Nobody gets up at 5 a.m. on a whim. You’ve got to make a plan. Set an alarm, have an idea of where you’re headed, and organize your essentials before bed. “I prepare the night before, setting out my clothes, charging my headlamp, grinding my coffee, so I’m not looking around too much in the morning,” says Joe Grant, an ultrarunner from Durango, Colorado. His most essential item? The Wind Hood GridTech Gloves. “I use them to keep the chill off on early-morning runs, and I can easily stow them in the pockets of my shorts if it gets too warm,” he says. “They’re an ideal dawn-patrol piece.”
Have a Morning Routine
Turn on music, stretch, drink coffee—whatever you need to get going. Give yourself enough time so it doesn’t feel rushed. “I used to give myself 30 minutes to get out the door, but that felt like a whirlwind,” says Mary McIntyre, a ski mountaineer and photographer from Salt Lake City, Utah. “Now I take 45 minutes for coffee and a little breakfast, check the avalanche report, and I’m out the door.”
Know Before You Go
If you’re heading into avalanche territory, triple-check your safety kit before you head out and make sure you’re familiar with all of it. “At the beginning of every season, I’ll do some practice with my avalanche safety gear, with friends or by myself,” says McIntyre. “I’ll practice pulling everything out of my pack and see how quickly I can assemble my shovel and probe.” She uses the Black Diamond Guide BT Avalanche Beacon, which is very user-friendly for how advanced it is, and the Transfer 3 Shovel and Quickdraw Tour Probe 320—“they’re sturdy and strong and can handle a big, deep snowpack.”
Set a Date with a Friend
If you have an agreement to meet someone early in the morning, you’re likely to stick to it. “Backcountry skiing, you need a partner anyway, but having a friend also helps with accountability,” McIntyre says. “Don’t be late. When I was getting into dawn patrolling, a friend told me, ‘Waiting for a friend for ten minutes at 5 a.m. feels like waiting an hour later in the day.’”
Make It Fun
You want to make the outing feel like an adventure, not an obligation; otherwise you’ll be more tempted to hit snooze. “Make whatever you’re going out to do feel approachable and fun, so it’s compelling enough to get out of bed,” Grant says. “Maybe that means running a new trail or running your favorite loop in reverse.”
Watch Your Step
Grant’s go-to headlamp is the Sprint 225, Black Diamond’s smallest and lightest rechargeable light, which is plenty bright for even the darkest mornings. And to get a grip on slippery trails midwinter, he uses Black Diamond’s Distance Spike Traction Device. “I make sure those things are right next to my shoes, by the door, so I don’t forget them,” he says.

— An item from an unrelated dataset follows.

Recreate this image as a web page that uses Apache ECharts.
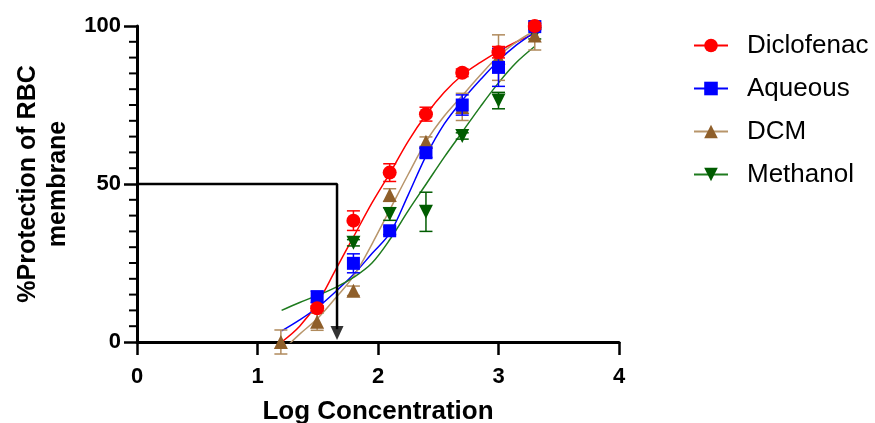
<!DOCTYPE html>
<html><head><meta charset="utf-8">
<script src="https://cdn.jsdelivr.net/npm/echarts/dist/echarts.min.js"></script>
<style>html,body{margin:0;padding:0;background:#fff}#c{width:875px;height:423px}</style>
</head><body><div id="c"></div>
<script>
// ---- data ----
const seriesNames = ['Diclofenac', 'Aqueous', 'DCM', 'Methanol'];
const xTicks = [0, 1, 2, 3, 4];
const yTicks = [0, 50, 100];
const yMinorTicks = [5, 10, 15, 20, 25, 30, 35, 40, 45, 55, 60, 65, 70, 75, 80, 85, 90, 95];

const diclofenacX = [1.495, 1.796, 2.097, 2.398, 2.699, 3.0, 3.301];
const diclofenacY = [10.7, 38.4, 53.6, 72.1, 85.2, 91.7, 100];
const diclofenacErr = [0.8, 3.1, 2.8, 2.2, 1.2, 1.8, 1.0];

const aqueousX = [1.495, 1.796, 2.097, 2.398, 2.699, 3.0, 3.301];
const aqueousY = [14.3, 24.9, 35.2, 59.9, 75.0, 86.9, 99.8];
const aqueousErr = [1.8, 3.0, 1.2, 1.5, 3.2, 6.0, 1.0];

const dcmX = [1.194, 1.495, 1.796, 2.097, 2.398, 2.699, 3.0, 3.301];
const dcmY = [0, 6.4, 16.2, 46.5, 63.4, 74.4, 90.0, 97.0];
const dcmErr = [3.8, 2.7, 1.5, 2.0, 1.5, 4.3, 7.2, 4.6];

const methanolX = [1.796, 2.097, 2.398, 2.699, 3.0, 3.301];
const methanolY = [31.4, 40.5, 41.2, 65.2, 76.4, 97.5];
const methanolErr = [1.0, 2.0, 6.2, 1.0, 2.6, 1.6];

// fitted curves
const curveX = [1.2, 1.35, 1.5, 1.65, 1.8, 1.95, 2.1, 2.25, 2.4, 2.55, 2.7, 2.85, 3.0, 3.15, 3.3];
const diclofenacCurve = [0, 5, 12.5, 23, 33.5, 44, 53.5, 63.5, 72, 79, 84.5, 88.5, 92, 95, 97.5];
const aqueousCurve = [3.5, 7, 11, 16, 21.5, 28, 34.5, 46.5, 59, 69, 76.5, 83, 89, 94, 98];
const dcmCurve = [-3, 2.5, 7.5, 14, 21, 31, 42, 53, 63.5, 71.5, 78, 84.5, 90.5, 95, 98.5];
const methanolCurve = [10, 12.5, 14.8, 17.3, 20.5, 25, 32.5, 41.5, 50, 58.5, 66.5, 74.5, 82, 88.5, 93.5];

// IC50 guide line
const ic50X = [0, 1.66, 1.66];
const ic50Y = [50, 50, 4];
const arrowX = [1.66];
const arrowY = [2.85];

// ---- styles ----
const FONT = 'Liberation Sans';
const styles = {
  Diclofenac: { marker: '#ff0000', line: '#ff0000', bar: '#ff0000', symbol: 'circle', size: 14, rotate: 0 },
  Aqueous: { marker: '#0000ff', line: '#0000ff', bar: '#0000ff', symbol: 'rect', size: 13, rotate: 0 },
  DCM: { marker: '#8f5f2a', line: '#b8956a', bar: '#b08a5c', symbol: 'triangle', size: 14, rotate: 0 },
  Methanol: { marker: '#005c00', line: '#1e7b1e', bar: '#005c00', symbol: 'triangle', size: 14, rotate: 180 }
};

const pts = {
  Diclofenac: [diclofenacX, diclofenacY, diclofenacErr, diclofenacCurve],
  Aqueous: [aqueousX, aqueousY, aqueousErr, aqueousCurve],
  DCM: [dcmX, dcmY, dcmErr, dcmCurve],
  Methanol: [methanolX, methanolY, methanolErr, methanolCurve]
};

const zip = (a, b) => a.map((v, i) => [v, b[i]]);

const series = [];
seriesNames.forEach(n => {
  const s = styles[n];
  series.push({
    name: n, type: 'line', smooth: 0.35, showSymbol: false,
    symbol: s.symbol, symbolRotate: s.rotate, symbolSize: s.size,
    data: zip(curveX, pts[n][3]),
    lineStyle: { color: s.line, width: 1.5 },
    itemStyle: { color: s.marker },
    z: 2, silent: true, animation: false
  });
});
['Methanol', 'DCM', 'Aqueous', 'Diclofenac'].forEach((n, k) => {
  const s = styles[n];
  const [xs, ys, es] = pts[n];
  series.push({
    name: n, type: 'custom', z: 3 + k * 2, animation: false, silent: true,
    data: xs.map((x, i) => [x, ys[i], es[i]]),
    renderItem: (params, api) => {
      const x = api.value(0), y = api.value(1), e = api.value(2);
      const lo = api.coord([x, y - e]);
      const hi = api.coord([x, y + e]);
      const w = 6.5;
      const st = { stroke: s.bar, lineWidth: 1.5 };
      return {
        type: 'group', children: [
          { type: 'line', shape: { x1: lo[0], y1: lo[1], x2: hi[0], y2: hi[1] }, style: st },
          { type: 'line', shape: { x1: lo[0] - w, y1: lo[1], x2: lo[0] + w, y2: lo[1] }, style: st },
          { type: 'line', shape: { x1: hi[0] - w, y1: hi[1], x2: hi[0] + w, y2: hi[1] }, style: st }
        ]
      };
    },
    clip: false
  });
  series.push({
    name: n, type: 'scatter', z: 4 + k * 2, animation: false, silent: true,
    symbol: s.symbol, symbolSize: s.size, symbolRotate: s.rotate,
    data: zip(xs, ys),
    itemStyle: { color: s.marker, opacity: 1 }
  });
});
series.push({
  type: 'line', data: zip(ic50X, ic50Y), showSymbol: false, symbol: 'none',
  lineStyle: { color: '#000', width: 2.5 }, z: 20, silent: true, animation: false
});
series.push({
  type: 'scatter', data: zip(arrowX, arrowY), symbol: 'triangle', symbolRotate: 180,
  symbolSize: [13, 14], itemStyle: { color: '#000' }, z: 21, silent: true, animation: false
});
// y-axis minor ticks, placed through the axis scale
series.push({
  type: 'custom', z: 30, silent: true, animation: false, clip: false,
  data: yMinorTicks.map(v => [xTicks[0], v]),
  renderItem: (params, api) => {
    const p = api.coord([api.value(0), api.value(1)]);
    return { type: 'line', shape: { x1: p[0] - 8, y1: p[1], x2: p[0], y2: p[1] }, style: { stroke: '#000', lineWidth: 2 } };
  }
});

const axisLabelStyle = { color: '#000', fontFamily: FONT, fontWeight: 'bold', fontSize: 22 };
const chart = echarts.init(document.getElementById('c'), null, { renderer: 'canvas' });
chart.setOption({
  backgroundColor: '#fff',
  animation: false,
  grid: { left: 137, right: 256, top: 26, bottom: 81, containLabel: false, outerBoundsMode: 'none' },
  legend: {
    data: seriesNames, orient: 'vertical', left: 693, top: 31, padding: 0,
    itemWidth: 34, itemHeight: 17, itemGap: 14, selectedMode: false,
    textStyle: { color: '#000', fontFamily: FONT, fontSize: 26, lineHeight: 29, padding: [0, 0, 0, 14] }
  },
  xAxis: {
    type: 'value', min: xTicks[0], max: xTicks[xTicks.length - 1], interval: 1,
    name: 'Log Concentration', nameLocation: 'middle', nameGap: 57,
    nameTextStyle: { color: '#000', fontFamily: FONT, fontWeight: 'bold', fontSize: 26 },
    axisLine: { show: true, onZero: false, lineStyle: { color: '#000', width: 3 } },
    axisTick: { show: true, inside: false, length: 13, lineStyle: { color: '#000', width: 2.5 } },
    axisLabel: Object.assign({ margin: 24 }, axisLabelStyle),
    splitLine: { show: false }
  },
  yAxis: {
    type: 'value', min: yTicks[0], max: yTicks[yTicks.length - 1], interval: 50,
    name: '%Protection of RBC\nmembrane', nameLocation: 'middle', nameGap: 63,
    nameTextStyle: { color: '#000', fontFamily: FONT, fontWeight: 'bold', fontSize: 25, lineHeight: 30, align: 'center' },
    axisLine: { show: true, onZero: false, lineStyle: { color: '#000', width: 3 } },
    axisTick: { show: true, inside: false, length: 13, lineStyle: { color: '#000', width: 2.5 } },
    axisLabel: Object.assign({ margin: 16 }, axisLabelStyle),
    splitLine: { show: false }
  },
  series: series
});
</script>
</body></html>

Keep Your Expectations Light
The predawn hours may not be the time for personal records or uncharted routes. Come up with a mellow plan and be willing to adapt if you’re not feeling it. “The fact that you’re getting up is already a win. Don’t put too many other pressures on it,” Grant says. “If the workout isn’t your best, you still made those steps.” A lightweight ski, like the Helio Carbon 115, makes each step a bit more effortless. “You’re often trying to squeeze in one run before work, so you might be hustling,” says McIntyre. “When you have less weight on your feet, going uphill faster becomes easier.”
It’s All About the Post-Mission Breakfast
If you need to, eat something small to energize you before you head out—a piece of toast, a banana—or pack a bar for the skin track or trail. But keep it light, because the best part of dawn patrol is treating yourself to a breakfast burrito and coffee on your way in to work afterward. “I love stopping at a good bakery for a pastry when I’m done with dawn patrol,” McIntyre says.